Jung biography
August 31, 2009
Though I need another book right now like I need a hole in the head, I walked past the AUC bookstore sale table this morning and found the DEIRDRE BAIR BIOGRAPHY OF JUNG. When you’re loosely familiar with an author as I am with Jung, you often have the sense that you know their life story, but it suddenly hit me that most of what I know of Jung’s life comes from his correspondence with Freud, which I read in toto many years ago.
But here’s the thing…
If someone had asked me to predict, at about the age of 20 when I had read not a word of either Freud or Jung, which one I would probably like better, I surely would have predicted Jung. My prejudices would have been that “Freud reduces everything to sex, and is narrowly scientistic in the 19th century fashion,” while “Jung is open-minded and more amenable to metaphysical themes.”

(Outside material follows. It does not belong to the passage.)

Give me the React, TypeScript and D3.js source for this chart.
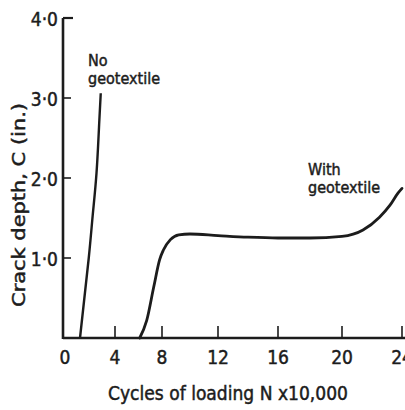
import React from 'react';
import * as d3 from 'd3';

// ==== data

const xTicks = [0, 4, 8, 12, 16, 20, 24];
const yTicks = [1.0, 2.0, 3.0, 4.0];
const yTickLabels = ['1·0', '2·0', '3·0', '4·0'];

const noGeoN = [1.2, 1.9, 2.22, 2.52, 2.74, 2.86];
const noGeoC = [0, 1.0, 1.54, 2.06, 2.7, 3.06];

const withGeoN = [6.1, 6.7, 7.3, 7.8, 8.1, 8.6, 9.2, 10, 12, 14, 16, 18, 20, 21.4, 22.5, 23.2, 23.73, 24];
const withGeoC = [0, 0.22, 0.64, 0.98, 1.1, 1.23, 1.29, 1.3, 1.28, 1.26, 1.25, 1.25, 1.27, 1.35, 1.51, 1.66, 1.81, 1.87];

// ==== layout

const W = 405;
const H = 410;
// the scanned axis is not evenly spaced, so the x scale is calibrated on every tick
const xTickPx = [65, 115, 162, 218, 278, 342, 402];
const INK = '#1c1c1c';
const FONT = '"DejaVu Sans Condensed", "DejaVu Sans", sans-serif';

const x = d3.scaleLinear().domain(xTicks).range(xTickPx);
const y = d3.scaleLinear().domain([0, 4]).range([338, 18]);

const makeLine = (curve: d3.CurveFactory) => d3.line<[number, number]>()
    .x((d) => x(d[0]))
    .y((d) => y(d[1]))
    .curve(curve);

const noGeo = noGeoN.map((n, i) => [n, noGeoC[i]] as [number, number]);
const withGeo = withGeoN.map((n, i) => [n, withGeoC[i]] as [number, number]);

export default function App() {
    const x0 = x(0) - 2;
    const y0 = y(0);

    return (
        <svg
            width={W}
            height={H}
            style={{ position: 'absolute', left: 0, top: 0, background: '#fff' }}
            fontFamily={FONT}
            fill={INK}
            stroke={INK}
            strokeWidth={0.45}>

            {/* axes */}
            <line x1={x0} x2={x0} y1={y(4)} y2={y0 + 1} strokeWidth={2.6} />
            <line x1={x0} x2={W} y1={y0} y2={y0} strokeWidth={2.6} />

            {yTicks.map((t) => (
                <line key={'yt' + t} x1={x0} x2={x0 + (t === 4 ? 10 : 8)} y1={y(t)} y2={y(t)}
                    strokeWidth={t === 4 ? 2.2 : 1.6} />
            ))}
            {xTicks.slice(1).map((t) => (
                <line key={'xt' + t} x1={x(t)} x2={x(t)} y1={y0} y2={y0 - 12}
                    strokeWidth={1.6} />
            ))}

            {/* tick labels */}
            {yTicks.map((t, i) => (
                <text key={'yl' + t} x={x0 - 5} y={y(t) + 8} textAnchor="end" fontSize={19}>
                    {yTickLabels[i]}
                </text>
            ))}
            {xTicks.map((t) => (
                <text key={'xl' + t} x={x(t)} y={364} textAnchor="middle" fontSize={19}>
                    {t}
                </text>
            ))}

            {/* axis titles */}
            <text x={228} y={400} textAnchor="middle" fontSize={19}
                textLength={240} lengthAdjust="spacingAndGlyphs">
                Cycles of loading N x10,000
            </text>
            <text transform="translate(25,205) rotate(-90)" textAnchor="middle" fontSize={18}
                textLength={204} lengthAdjust="spacingAndGlyphs">
                Crack depth, C (in.)
            </text>

            {/* curves */}
            <path d={makeLine(d3.curveNatural)(noGeo) || ''} fill="none" strokeWidth={2.4} />
            <path d={makeLine(d3.curveMonotoneX)(withGeo) || ''} fill="none" strokeWidth={2.8} strokeLinecap="round" />

            {/* curve labels */}
            <text x={88} y={66} fontSize={16}>No</text>
            <text x={88} y={84} fontSize={16}>geotextile</text>
            <text x={308} y={175} fontSize={16}>With</text>
            <text x={308} y={193} fontSize={16}>geotextile</text>
        </svg>
    );
}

And of course those prejudices are not entirely off the mark, and yes indeed, the prejudiced version of Jung sounds a lot more suited to me than the prejudiced version of Freud.
And yet, in practice, I love Freud and am almost always disappointed with Jung. (Though I agree that Jung is a bit more sympathetic than Freud in the correspondence between them.) Freud is consistently better than I remember him on every reading, and Jung consistently not as good as I remember him.
Maybe my opinions will change over the years, but those have been my reactions for nearly two decades now. I think I want to like Jung more than I do, and maybe that’s why I bought a biography I didn’t need just now.
Lacan simply annoys me too badly in stylistic terms. I find it a terrible chore to get through even a short essay by Lacan.